But both these elaborate schemes, which embraced
such magnificent details as capturing the war steamer _Michigan_ on Lake
Erie, came to naught. Nor did the plans to burn St. Louis and New York,
and to destroy steamboats on the Mississippi River, to which he also
gave his sanction, succeed much better.
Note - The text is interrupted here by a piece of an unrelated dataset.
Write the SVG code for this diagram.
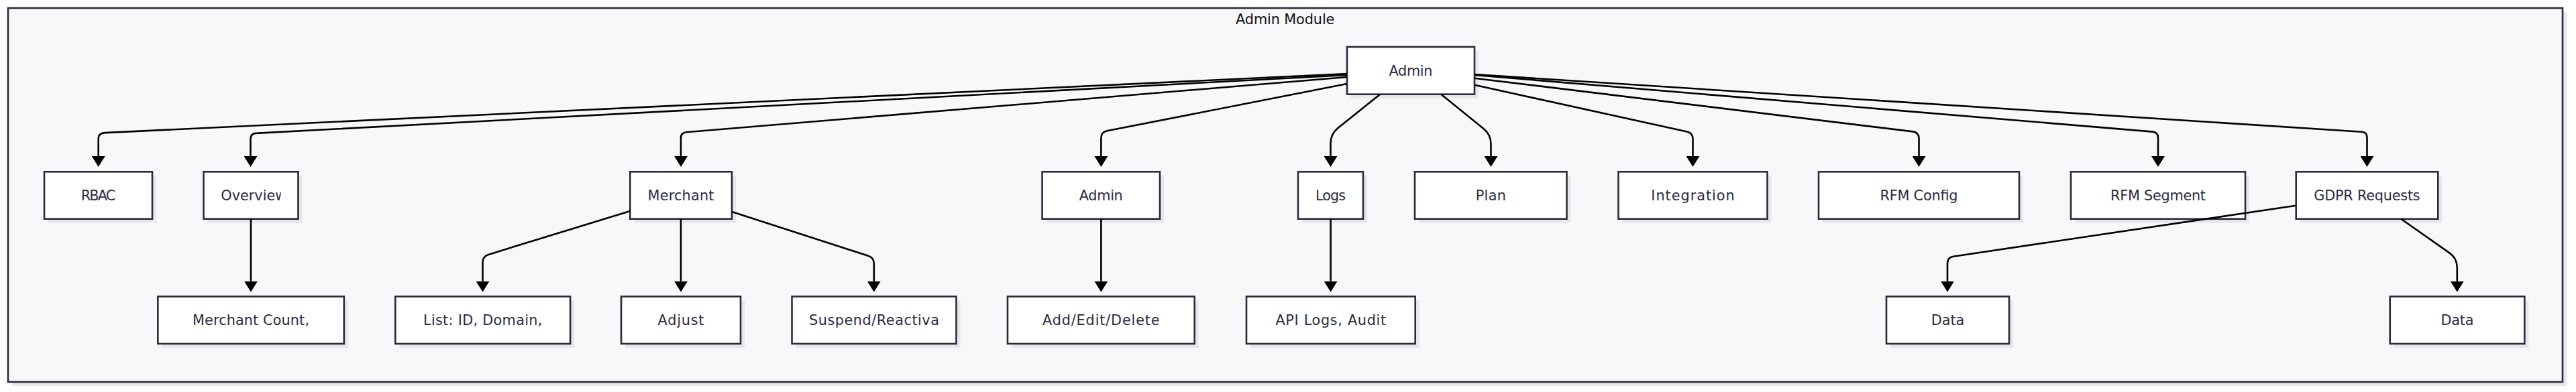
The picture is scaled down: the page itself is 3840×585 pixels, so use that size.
<svg xmlns="http://www.w3.org/2000/svg" width="3840" height="585" viewBox="0 0 3840 585">
<style>
.shadow{fill:#e6e6eb;stroke:none}
.node rect.box{fill:#ffffff;stroke:#2a2a3c;stroke-width:2.6}
.node text{font-family:"DejaVu Sans",sans-serif;font-size:20.8px;fill:#2b2b40;text-anchor:middle}
.cluster-box{fill:#f8f8fa;stroke:#2a2a3c;stroke-width:2.6}
.cluster-title{font-family:"DejaVu Sans",sans-serif;font-size:20.8px;fill:#111111;text-anchor:middle}
.edges path{fill:none;stroke:#000000;stroke-width:2.6;marker-end:url(#arrow)}
</style>
<defs>
<marker id="arrow" markerUnits="userSpaceOnUse" markerWidth="16" markerHeight="20" refX="0" refY="10" orient="auto" viewBox="0 0 16 20">
<path d="M0,0 L16,10 L0,20 z" fill="#000000"/>
</marker>
<clipPath id="clipOverview"><rect x="329" y="270" width="89.7" height="45"/></clipPath>
</defs>

<g id="cluster-admin-module">
<rect class="shadow" x="18" y="18" width="3808" height="558"/>
<rect class="cluster-box" x="12" y="12" width="3808" height="558"/>
<text class="cluster-title" x="1915.7" y="35.5" textLength="147.3" lengthAdjust="spacing">Admin Module</text>
</g>

<g id="node-admin-root" class="node">
<rect class="shadow" x="2014" y="76" width="190" height="70.7"/>
<rect class="box" x="2008" y="70" width="190" height="70.7"/>
<text x="2103" y="112.5" textLength="65" lengthAdjust="spacing">Admin</text>
</g>

<g id="node-rbac" class="node">
<rect class="shadow" x="72" y="262.3" width="161" height="70.4"/>
<rect class="box" x="66" y="256.3" width="161" height="70.4"/>
<text x="146.5" y="298.8" textLength="51.7" lengthAdjust="spacing">RBAC</text>
</g>

<g id="node-overview" class="node">
<rect class="shadow" x="309.5" y="262.3" width="141" height="70.4"/>
<rect class="box" x="303.5" y="256.3" width="141" height="70.4"/>
<text x="329.3" y="298.8" clip-path="url(#clipOverview)" style="text-anchor:start">Overview</text>
</g>

<g id="node-merchant" class="node">
<rect class="shadow" x="945.3" y="262.3" width="151.7" height="70.4"/>
<rect class="box" x="939.3" y="256.3" width="151.7" height="70.4"/>
<text x="1015" y="298.8" textLength="99" lengthAdjust="spacing">Merchant</text>
</g>

<g id="node-admin" class="node">
<rect class="shadow" x="1559.6" y="262.3" width="175.4" height="70.4"/>
<rect class="box" x="1553.6" y="256.3" width="175.4" height="70.4"/>
<text x="1641.3" y="298.8" textLength="65" lengthAdjust="spacing">Admin</text>
</g>

<g id="node-logs" class="node">
<rect class="shadow" x="1941" y="262.3" width="97" height="70.4"/>
<rect class="box" x="1935" y="256.3" width="97" height="70.4"/>
<text x="1983.5" y="298.8" textLength="45" lengthAdjust="spacing">Logs</text>
</g>

<g id="node-plan" class="node">
<rect class="shadow" x="2115" y="262.3" width="226.5" height="70.4"/>
<rect class="box" x="2109" y="256.3" width="226.5" height="70.4"/>
<text x="2222.3" y="298.8" textLength="45.3" lengthAdjust="spacing">Plan</text>
</g>

<g id="node-integration" class="node">
<rect class="shadow" x="2418.5" y="262.3" width="222" height="70.4"/>
<rect class="box" x="2412.5" y="256.3" width="222" height="70.4"/>
<text x="2523.5" y="298.8" textLength="124.4" lengthAdjust="spacing">Integration</text>
</g>

<g id="node-rfm-config" class="node">
<rect class="shadow" x="2717" y="262.3" width="299" height="70.4"/>
<rect class="box" x="2711" y="256.3" width="299" height="70.4"/>
<text x="2860.5" y="298.8" textLength="116" lengthAdjust="spacing">RFM Config</text>
</g>

<g id="node-rfm-segment" class="node">
<rect class="shadow" x="3093" y="262.3" width="260" height="70.4"/>
<rect class="box" x="3087" y="256.3" width="260" height="70.4"/>
<text x="3217" y="298.8" textLength="142" lengthAdjust="spacing">RFM Segment</text>
</g>

<g id="node-gdpr" class="node">
<rect class="shadow" x="3428.7" y="262.3" width="211.6" height="70.4"/>
<rect class="box" x="3422.7" y="256.3" width="211.6" height="70.4"/>
<text x="3528.5" y="298.8" textLength="158.3" lengthAdjust="spacing">GDPR Requests</text>
</g>

<g id="node-merchant-count" class="node">
<rect class="shadow" x="241.3" y="448.5" width="277.5" height="70.5"/>
<rect class="box" x="235.3" y="442.5" width="277.5" height="70.5"/>
<text x="374" y="484.6" textLength="174" lengthAdjust="spacing">Merchant Count,</text>
</g>

<g id="node-list" class="node">
<rect class="shadow" x="595.3" y="448.5" width="260.8" height="70.5"/>
<rect class="box" x="589.3" y="442.5" width="260.8" height="70.5"/>
<text x="719.7" y="484.6" textLength="177.3" lengthAdjust="spacing">List: ID, Domain,</text>
</g>

<g id="node-adjust" class="node">
<rect class="shadow" x="932" y="448.5" width="178" height="70.5"/>
<rect class="box" x="926" y="442.5" width="178" height="70.5"/>
<text x="1015" y="484.6" textLength="69" lengthAdjust="spacing">Adjust</text>
</g>

<g id="node-suspend" class="node">
<rect class="shadow" x="1186.5" y="448.5" width="245" height="70.5"/>
<rect class="box" x="1180.5" y="442.5" width="245" height="70.5"/>
<text x="1303" y="484.6" textLength="193.9" lengthAdjust="spacing">Suspend/Reactiva</text>
</g>

<g id="node-add-edit-delete" class="node">
<rect class="shadow" x="1508" y="448.5" width="278.7" height="70.5"/>
<rect class="box" x="1502" y="442.5" width="278.7" height="70.5"/>
<text x="1641.3" y="484.6" textLength="174.7" lengthAdjust="spacing">Add/Edit/Delete</text>
</g>

<g id="node-api-logs" class="node">
<rect class="shadow" x="1864" y="448.5" width="251.7" height="70.5"/>
<rect class="box" x="1858" y="442.5" width="251.7" height="70.5"/>
<text x="1983.8" y="484.6" textLength="164.7" lengthAdjust="spacing">API Logs, Audit</text>
</g>

<g id="node-data-1" class="node">
<rect class="shadow" x="2818" y="448.5" width="183" height="70.5"/>
<rect class="box" x="2812" y="442.5" width="183" height="70.5"/>
<text x="2903.5" y="484.6" textLength="49.7" lengthAdjust="spacing">Data</text>
</g>

<g id="node-data-2" class="node">
<rect class="shadow" x="3568.7" y="448.5" width="200.6" height="70.5"/>
<rect class="box" x="3562.7" y="442.5" width="200.6" height="70.5"/>
<text x="3663" y="484.6" textLength="49.2" lengthAdjust="spacing">Data</text>
</g>

<g id="connectors" class="edges">
<path d="M2008,110 L156.7,198.1 Q146.7,198.5 146.7,206.5 L146.7,233"/>
<path d="M2008,112 L381.5,198.9 Q373.5,199.3 373.5,207.3 L373.5,233"/>
<path d="M2008,115 L1023,197.3 Q1015,198 1015,206 L1015,233"/>
<path d="M2008,125 L1650.3,195.3 Q1641.4,197 1641.4,206 L1641.4,233"/>
<path d="M2057.3,140.7 L1994.2,191.2 Q1983.5,200 1983.5,214 L1983.5,233"/>
<path d="M2148.3,140.7 L2211.8,192.2 Q2222.5,201 2222.5,215 L2222.5,233"/>
<path d="M2198,126.7 L2514.7,196.6 Q2523.5,198.5 2523.5,207.5 L2523.5,233"/>
<path d="M2198,116.7 L2851.6,196.4 Q2860.5,197.5 2860.5,206.5 L2860.5,233"/>
<path d="M2198,112 L3209,196.6 Q3217,197.3 3217,205.3 L3217,233"/>
<path d="M2198,111 L3520.5,196.8 Q3528.5,197.3 3528.5,205.3 L3528.5,233"/>
<path d="M374,326.7 L374,419.7"/>
<path d="M939.3,315 L728.1,379.9 Q719.5,382.5 719.5,391.5 L719.5,419.7"/>
<path d="M1015,326.7 L1015,419.7"/>
<path d="M1091,316 L1294.1,381.7 Q1302.8,384.5 1302.8,393.5 L1302.8,419.7"/>
<path d="M1641.4,326.7 L1641.4,419.7"/>
<path d="M1983.6,326.7 L1983.6,419.7"/>
<path d="M3422.7,306.7 L2911.9,382.7 Q2903,384 2903,393 L2903,419.7"/>
<path d="M3579.3,326.7 L3651.3,377.4 Q3662.8,385.5 3662.8,399.5 L3662.8,419.7"/>
</g>
</svg>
A very few men were tried and
punished for these and similar crimes, despite the voluble protest of
the Confederate government but the injuries he and his agents were able
to inflict, like the acts of the Knights of the Golden Circle on the
American side of the border, amounted merely to a petty annoyance, and
never reached the dignity of real menace to the government.
XXVI
Burnside--Fredericksburg--A Tangle of Cross-Purposes--Hooker Succeeds
Burnside--Lincoln to Hooker--Chancellorsville--Lee's Second
Invasion--Lincoln's Criticisms of Hooker's Plans--Hooker
Relieved--Meade--Gettysburg--Lee's Retreat--Lincoln's Letter to
Meade--Lincoln's Gettysburg Address--Autumn Strategy--The Armies go into
Winter Quarters
It was not without well-meditated reasons that Mr. Lincoln had so long
kept McClellan in command of the Army of the Potomac. He perfectly
understood that general's defects, his want of initiative, his
hesitations, his delays, his never-ending complaints.